■ **What you will do**: Print exactly the lines below between the line containing "Generate a web" and the line containing "21827, 26647, 20742];", counting both of those lines. Leave pictures out.

■ **Available records**:
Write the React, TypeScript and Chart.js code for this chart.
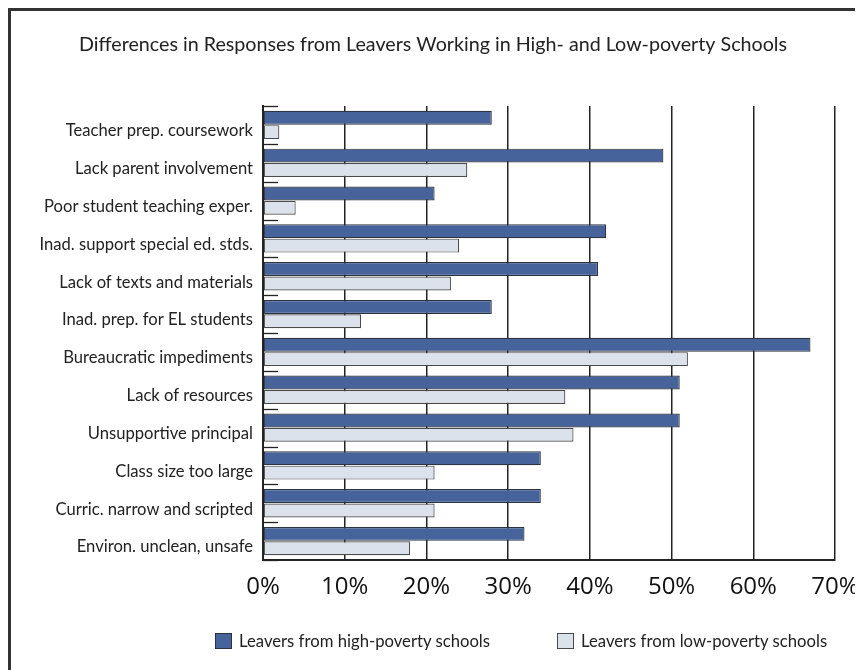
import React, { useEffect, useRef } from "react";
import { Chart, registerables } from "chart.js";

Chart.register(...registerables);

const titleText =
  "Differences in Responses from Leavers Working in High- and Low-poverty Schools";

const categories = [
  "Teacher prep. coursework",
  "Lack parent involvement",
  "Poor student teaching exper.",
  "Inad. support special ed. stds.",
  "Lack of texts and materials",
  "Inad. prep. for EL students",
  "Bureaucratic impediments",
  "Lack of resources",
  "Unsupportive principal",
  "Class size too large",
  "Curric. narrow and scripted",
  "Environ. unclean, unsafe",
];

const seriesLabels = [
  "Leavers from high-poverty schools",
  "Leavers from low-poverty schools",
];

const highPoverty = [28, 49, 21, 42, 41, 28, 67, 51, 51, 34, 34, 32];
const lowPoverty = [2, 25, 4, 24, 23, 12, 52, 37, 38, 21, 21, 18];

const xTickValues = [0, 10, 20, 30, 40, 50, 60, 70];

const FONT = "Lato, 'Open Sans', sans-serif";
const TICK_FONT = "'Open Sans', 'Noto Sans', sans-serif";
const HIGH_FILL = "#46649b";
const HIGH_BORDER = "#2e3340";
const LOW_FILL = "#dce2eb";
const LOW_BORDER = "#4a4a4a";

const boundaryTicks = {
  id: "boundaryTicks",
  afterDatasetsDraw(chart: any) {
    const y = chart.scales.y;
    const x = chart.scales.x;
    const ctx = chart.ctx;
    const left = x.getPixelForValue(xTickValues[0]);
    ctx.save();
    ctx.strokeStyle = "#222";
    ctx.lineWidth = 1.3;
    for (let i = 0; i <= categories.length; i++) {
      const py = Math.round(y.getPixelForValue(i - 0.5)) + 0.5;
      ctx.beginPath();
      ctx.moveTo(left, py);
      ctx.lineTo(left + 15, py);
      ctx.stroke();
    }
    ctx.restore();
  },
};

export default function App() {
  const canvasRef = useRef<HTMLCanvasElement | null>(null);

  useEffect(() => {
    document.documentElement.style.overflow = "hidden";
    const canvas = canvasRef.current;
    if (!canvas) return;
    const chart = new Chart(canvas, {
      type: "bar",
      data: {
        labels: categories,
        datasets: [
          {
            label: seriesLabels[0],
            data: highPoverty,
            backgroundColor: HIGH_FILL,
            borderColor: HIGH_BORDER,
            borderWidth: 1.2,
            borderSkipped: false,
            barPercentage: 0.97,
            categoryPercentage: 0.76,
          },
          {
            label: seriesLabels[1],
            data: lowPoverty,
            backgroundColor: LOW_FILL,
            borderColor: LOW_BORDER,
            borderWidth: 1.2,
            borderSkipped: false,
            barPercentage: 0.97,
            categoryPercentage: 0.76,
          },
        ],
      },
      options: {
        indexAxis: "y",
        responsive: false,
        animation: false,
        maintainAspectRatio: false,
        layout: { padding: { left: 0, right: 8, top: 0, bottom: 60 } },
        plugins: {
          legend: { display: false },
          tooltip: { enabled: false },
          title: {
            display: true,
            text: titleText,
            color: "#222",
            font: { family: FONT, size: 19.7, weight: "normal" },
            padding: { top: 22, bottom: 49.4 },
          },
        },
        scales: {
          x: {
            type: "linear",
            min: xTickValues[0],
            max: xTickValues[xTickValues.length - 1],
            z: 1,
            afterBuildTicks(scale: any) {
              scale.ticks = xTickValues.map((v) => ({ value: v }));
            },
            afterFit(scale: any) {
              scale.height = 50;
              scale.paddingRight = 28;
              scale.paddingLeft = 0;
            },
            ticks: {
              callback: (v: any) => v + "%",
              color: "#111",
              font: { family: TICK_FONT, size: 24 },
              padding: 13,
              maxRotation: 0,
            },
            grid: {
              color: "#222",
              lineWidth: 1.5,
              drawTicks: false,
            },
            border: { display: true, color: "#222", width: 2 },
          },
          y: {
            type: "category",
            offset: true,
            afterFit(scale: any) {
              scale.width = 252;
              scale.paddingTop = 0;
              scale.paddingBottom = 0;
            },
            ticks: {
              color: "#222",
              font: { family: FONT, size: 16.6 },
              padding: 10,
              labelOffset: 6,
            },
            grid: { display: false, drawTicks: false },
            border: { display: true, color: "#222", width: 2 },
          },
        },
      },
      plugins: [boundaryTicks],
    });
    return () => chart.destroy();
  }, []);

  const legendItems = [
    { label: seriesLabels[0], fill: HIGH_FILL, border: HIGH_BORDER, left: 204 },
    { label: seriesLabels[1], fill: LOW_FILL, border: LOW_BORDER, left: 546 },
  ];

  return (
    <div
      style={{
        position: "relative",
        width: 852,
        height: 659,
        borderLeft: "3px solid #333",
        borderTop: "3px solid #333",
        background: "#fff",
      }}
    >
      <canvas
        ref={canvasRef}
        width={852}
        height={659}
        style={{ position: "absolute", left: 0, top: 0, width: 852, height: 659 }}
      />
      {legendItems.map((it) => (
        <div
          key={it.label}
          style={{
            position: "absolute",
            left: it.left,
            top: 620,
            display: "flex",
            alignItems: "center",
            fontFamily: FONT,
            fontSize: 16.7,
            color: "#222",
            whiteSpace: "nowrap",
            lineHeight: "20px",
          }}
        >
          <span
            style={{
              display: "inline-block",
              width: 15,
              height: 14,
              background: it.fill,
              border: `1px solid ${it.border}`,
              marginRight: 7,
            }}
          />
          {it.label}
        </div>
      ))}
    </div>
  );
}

==

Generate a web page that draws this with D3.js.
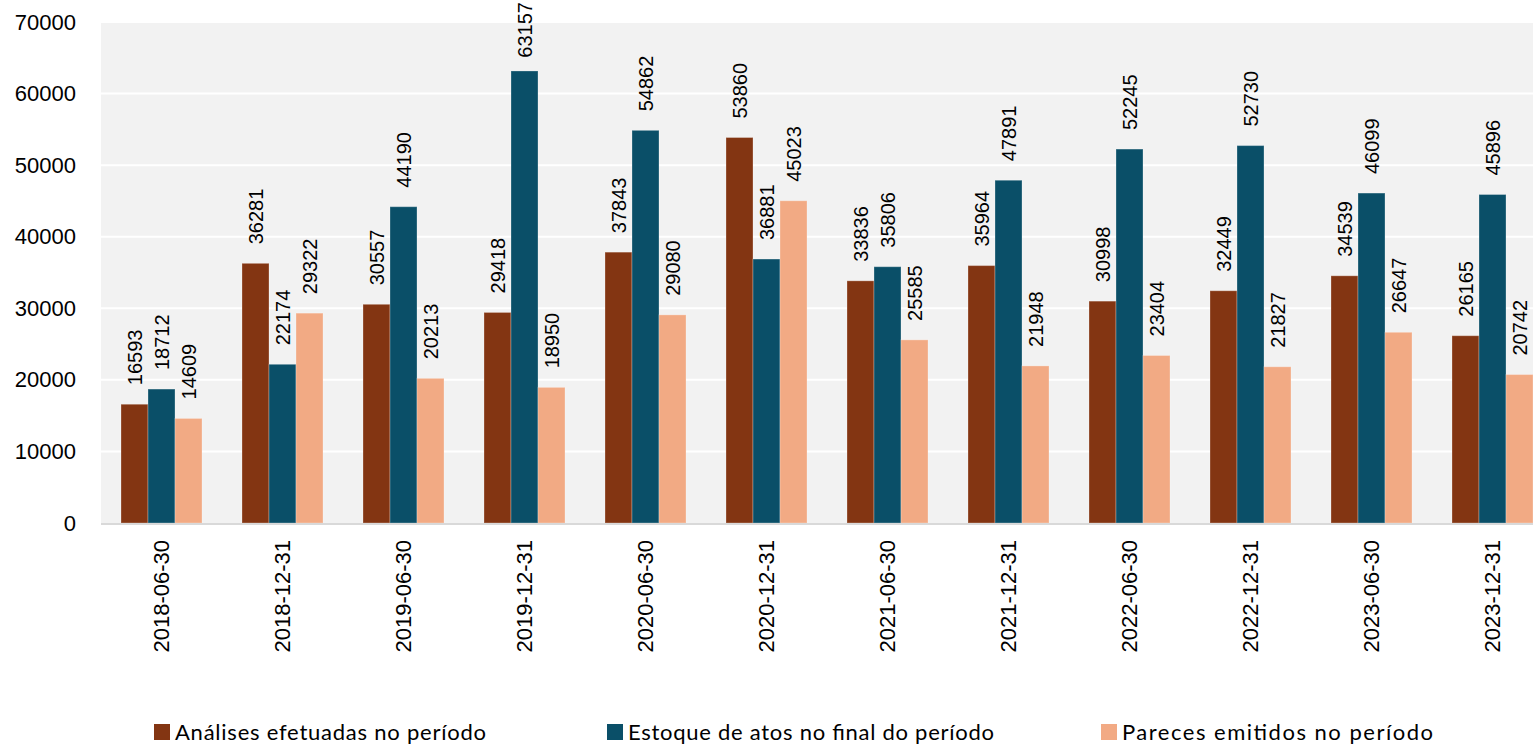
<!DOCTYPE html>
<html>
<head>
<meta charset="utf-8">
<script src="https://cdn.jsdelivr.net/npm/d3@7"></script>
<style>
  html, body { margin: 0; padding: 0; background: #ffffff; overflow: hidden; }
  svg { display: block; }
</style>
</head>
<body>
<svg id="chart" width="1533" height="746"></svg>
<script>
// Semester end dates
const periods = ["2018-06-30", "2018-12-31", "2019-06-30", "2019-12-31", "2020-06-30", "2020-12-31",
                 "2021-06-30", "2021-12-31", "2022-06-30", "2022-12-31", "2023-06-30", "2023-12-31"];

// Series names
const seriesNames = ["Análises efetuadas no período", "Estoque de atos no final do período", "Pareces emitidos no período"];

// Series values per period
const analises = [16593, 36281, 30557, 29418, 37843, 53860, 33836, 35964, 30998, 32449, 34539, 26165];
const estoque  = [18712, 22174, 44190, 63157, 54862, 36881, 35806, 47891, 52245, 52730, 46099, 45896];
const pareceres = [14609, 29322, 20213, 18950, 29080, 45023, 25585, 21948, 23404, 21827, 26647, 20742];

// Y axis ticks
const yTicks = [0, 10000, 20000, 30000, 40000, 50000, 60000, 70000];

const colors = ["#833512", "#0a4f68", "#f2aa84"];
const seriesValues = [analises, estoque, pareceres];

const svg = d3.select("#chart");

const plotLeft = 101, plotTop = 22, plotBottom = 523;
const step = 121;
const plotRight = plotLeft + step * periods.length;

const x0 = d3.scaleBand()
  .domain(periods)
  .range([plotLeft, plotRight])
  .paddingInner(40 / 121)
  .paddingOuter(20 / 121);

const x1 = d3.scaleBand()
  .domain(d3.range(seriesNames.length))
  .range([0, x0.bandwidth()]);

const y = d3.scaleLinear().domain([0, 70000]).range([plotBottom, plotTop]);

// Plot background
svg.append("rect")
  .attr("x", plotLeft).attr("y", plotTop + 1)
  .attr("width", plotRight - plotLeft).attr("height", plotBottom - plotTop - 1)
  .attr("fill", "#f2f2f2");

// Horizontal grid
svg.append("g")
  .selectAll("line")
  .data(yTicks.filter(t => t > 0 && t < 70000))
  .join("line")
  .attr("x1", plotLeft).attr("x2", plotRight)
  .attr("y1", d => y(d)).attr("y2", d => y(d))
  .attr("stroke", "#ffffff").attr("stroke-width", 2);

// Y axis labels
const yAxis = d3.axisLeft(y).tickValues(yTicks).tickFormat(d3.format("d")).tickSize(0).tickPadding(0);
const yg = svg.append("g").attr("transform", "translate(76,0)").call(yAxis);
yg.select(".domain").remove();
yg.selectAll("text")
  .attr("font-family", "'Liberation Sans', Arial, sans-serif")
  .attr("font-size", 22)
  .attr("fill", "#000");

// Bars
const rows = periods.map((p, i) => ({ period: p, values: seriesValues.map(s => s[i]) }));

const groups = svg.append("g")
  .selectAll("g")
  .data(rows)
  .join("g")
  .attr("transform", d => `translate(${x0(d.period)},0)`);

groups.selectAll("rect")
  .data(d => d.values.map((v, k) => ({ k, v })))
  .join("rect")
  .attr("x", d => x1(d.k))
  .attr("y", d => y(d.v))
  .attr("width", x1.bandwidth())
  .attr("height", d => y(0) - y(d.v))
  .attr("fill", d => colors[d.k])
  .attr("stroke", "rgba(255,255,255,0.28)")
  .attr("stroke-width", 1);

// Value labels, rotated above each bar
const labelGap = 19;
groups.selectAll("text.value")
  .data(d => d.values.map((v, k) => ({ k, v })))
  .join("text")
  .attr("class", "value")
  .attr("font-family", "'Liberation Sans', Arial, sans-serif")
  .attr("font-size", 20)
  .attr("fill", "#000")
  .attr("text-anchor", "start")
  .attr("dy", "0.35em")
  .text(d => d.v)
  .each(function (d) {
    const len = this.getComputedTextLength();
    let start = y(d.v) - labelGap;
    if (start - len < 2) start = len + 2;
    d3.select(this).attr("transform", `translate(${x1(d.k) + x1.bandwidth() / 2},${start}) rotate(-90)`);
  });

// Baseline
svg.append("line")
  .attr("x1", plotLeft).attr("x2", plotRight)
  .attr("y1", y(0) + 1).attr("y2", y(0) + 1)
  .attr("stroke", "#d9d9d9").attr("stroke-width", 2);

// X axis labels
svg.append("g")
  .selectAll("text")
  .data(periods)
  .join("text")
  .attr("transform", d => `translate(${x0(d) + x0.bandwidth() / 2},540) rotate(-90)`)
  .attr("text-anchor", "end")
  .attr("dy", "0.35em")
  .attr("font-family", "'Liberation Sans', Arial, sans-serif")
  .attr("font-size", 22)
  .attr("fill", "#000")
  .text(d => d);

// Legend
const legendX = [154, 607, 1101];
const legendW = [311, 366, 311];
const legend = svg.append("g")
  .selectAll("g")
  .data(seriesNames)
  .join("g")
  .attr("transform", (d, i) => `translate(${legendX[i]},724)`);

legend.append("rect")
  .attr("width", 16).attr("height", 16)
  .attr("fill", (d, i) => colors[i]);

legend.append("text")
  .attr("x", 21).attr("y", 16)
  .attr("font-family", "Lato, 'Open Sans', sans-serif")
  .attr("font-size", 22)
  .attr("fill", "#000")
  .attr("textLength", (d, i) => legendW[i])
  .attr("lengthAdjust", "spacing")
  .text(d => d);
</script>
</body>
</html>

* * *

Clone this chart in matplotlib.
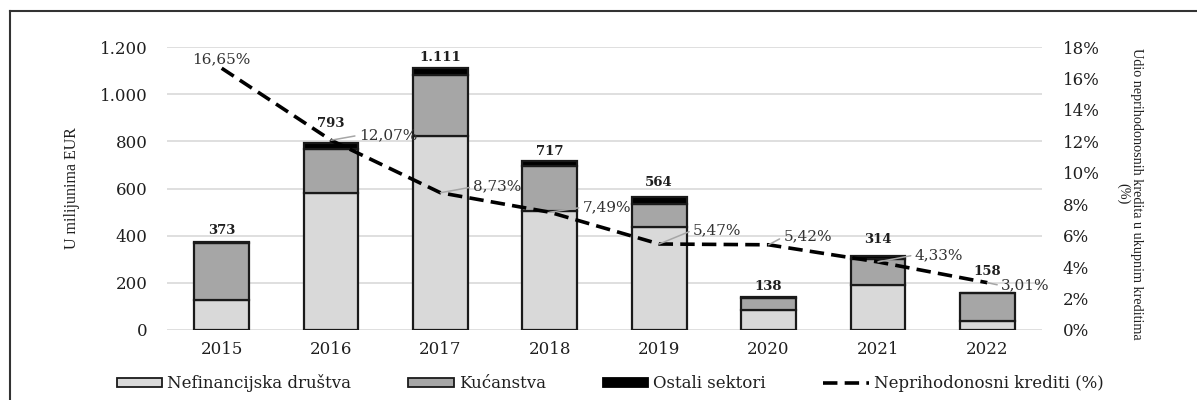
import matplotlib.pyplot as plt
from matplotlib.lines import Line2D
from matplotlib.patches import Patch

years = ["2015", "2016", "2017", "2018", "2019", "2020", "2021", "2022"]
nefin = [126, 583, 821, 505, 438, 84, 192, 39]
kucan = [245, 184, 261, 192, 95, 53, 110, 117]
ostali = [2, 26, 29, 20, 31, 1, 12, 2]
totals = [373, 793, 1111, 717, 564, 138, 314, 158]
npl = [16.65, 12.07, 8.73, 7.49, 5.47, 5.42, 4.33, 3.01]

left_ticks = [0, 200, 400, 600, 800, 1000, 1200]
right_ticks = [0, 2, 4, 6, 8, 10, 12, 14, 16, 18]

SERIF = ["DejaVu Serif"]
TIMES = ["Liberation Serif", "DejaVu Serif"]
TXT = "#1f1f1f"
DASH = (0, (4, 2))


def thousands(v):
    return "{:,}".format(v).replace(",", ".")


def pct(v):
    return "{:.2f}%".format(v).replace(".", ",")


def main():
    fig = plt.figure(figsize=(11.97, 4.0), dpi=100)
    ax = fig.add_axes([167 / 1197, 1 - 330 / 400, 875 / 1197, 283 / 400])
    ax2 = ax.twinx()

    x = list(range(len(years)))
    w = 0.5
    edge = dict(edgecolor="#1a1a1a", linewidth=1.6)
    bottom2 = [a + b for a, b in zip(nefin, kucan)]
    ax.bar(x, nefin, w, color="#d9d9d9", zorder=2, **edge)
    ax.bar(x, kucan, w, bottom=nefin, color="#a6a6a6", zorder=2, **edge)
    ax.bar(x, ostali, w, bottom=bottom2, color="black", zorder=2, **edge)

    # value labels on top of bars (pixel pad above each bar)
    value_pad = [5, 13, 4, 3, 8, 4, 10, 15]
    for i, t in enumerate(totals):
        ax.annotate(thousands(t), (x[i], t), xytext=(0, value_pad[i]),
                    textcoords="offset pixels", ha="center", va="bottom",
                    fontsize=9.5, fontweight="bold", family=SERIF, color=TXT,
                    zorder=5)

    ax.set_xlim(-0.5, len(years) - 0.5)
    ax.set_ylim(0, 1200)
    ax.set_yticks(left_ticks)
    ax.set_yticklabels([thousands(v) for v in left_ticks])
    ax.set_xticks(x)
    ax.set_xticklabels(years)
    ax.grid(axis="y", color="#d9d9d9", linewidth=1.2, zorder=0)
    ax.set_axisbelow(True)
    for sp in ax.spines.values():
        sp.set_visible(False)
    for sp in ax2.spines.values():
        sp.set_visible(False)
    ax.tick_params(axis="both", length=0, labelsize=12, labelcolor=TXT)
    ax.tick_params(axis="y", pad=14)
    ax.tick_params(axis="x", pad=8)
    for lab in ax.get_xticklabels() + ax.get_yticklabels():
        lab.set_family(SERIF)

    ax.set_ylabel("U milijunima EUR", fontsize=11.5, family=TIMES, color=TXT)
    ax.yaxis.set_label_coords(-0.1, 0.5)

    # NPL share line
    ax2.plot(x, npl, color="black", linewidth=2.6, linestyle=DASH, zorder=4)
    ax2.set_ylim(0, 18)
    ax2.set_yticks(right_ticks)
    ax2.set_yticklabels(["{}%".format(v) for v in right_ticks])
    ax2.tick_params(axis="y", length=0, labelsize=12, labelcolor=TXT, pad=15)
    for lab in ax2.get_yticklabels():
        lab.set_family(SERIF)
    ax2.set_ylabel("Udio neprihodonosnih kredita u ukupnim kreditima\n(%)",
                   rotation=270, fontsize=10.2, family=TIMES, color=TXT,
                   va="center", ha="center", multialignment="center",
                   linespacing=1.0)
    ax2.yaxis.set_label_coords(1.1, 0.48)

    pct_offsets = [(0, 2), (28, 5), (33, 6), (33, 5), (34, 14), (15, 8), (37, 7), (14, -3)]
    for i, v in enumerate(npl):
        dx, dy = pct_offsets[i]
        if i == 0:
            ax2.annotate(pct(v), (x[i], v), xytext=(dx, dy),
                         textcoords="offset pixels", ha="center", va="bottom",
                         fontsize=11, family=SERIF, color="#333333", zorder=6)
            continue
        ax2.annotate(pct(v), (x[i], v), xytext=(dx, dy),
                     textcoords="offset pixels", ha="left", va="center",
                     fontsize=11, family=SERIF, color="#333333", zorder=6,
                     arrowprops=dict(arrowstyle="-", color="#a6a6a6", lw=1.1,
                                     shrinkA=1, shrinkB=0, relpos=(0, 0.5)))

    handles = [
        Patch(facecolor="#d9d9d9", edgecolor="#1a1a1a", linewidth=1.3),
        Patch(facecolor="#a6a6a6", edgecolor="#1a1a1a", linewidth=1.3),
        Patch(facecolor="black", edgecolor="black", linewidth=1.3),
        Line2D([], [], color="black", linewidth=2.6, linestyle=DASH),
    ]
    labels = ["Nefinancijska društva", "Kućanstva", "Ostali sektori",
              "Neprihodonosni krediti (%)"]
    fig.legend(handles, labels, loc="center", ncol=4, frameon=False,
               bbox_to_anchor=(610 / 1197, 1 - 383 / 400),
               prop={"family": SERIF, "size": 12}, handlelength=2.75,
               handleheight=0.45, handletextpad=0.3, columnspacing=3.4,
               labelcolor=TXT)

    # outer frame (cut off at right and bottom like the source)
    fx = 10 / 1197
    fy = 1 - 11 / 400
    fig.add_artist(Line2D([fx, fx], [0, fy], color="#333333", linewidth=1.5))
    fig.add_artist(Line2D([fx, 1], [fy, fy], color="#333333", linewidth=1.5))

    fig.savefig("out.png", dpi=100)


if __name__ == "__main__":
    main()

■ **Worked answer**:
Generate a web page that draws this with D3.js.
<!DOCTYPE html>
<html>
<head>
<meta charset="utf-8">
<script src="https://cdn.jsdelivr.net/npm/d3@7"></script>
<style>
  html, body { margin: 0; padding: 0; background: #ffffff; overflow: hidden; }
  svg { display: block; }
</style>
</head>
<body>
<svg id="chart" width="1533" height="746"></svg>
<script>
// Semester end dates
const periods = ["2018-06-30", "2018-12-31", "2019-06-30", "2019-12-31", "2020-06-30", "2020-12-31",
                 "2021-06-30", "2021-12-31", "2022-06-30", "2022-12-31", "2023-06-30", "2023-12-31"];

// Series names
const seriesNames = ["Análises efetuadas no período", "Estoque de atos no final do período", "Pareces emitidos no período"];

// Series values per period
const analises = [16593, 36281, 30557, 29418, 37843, 53860, 33836, 35964, 30998, 32449, 34539, 26165];
const estoque  = [18712, 22174, 44190, 63157, 54862, 36881, 35806, 47891, 52245, 52730, 46099, 45896];
const pareceres = [14609, 29322, 20213, 18950, 29080, 45023, 25585, 21948, 23404, 21827, 26647, 20742];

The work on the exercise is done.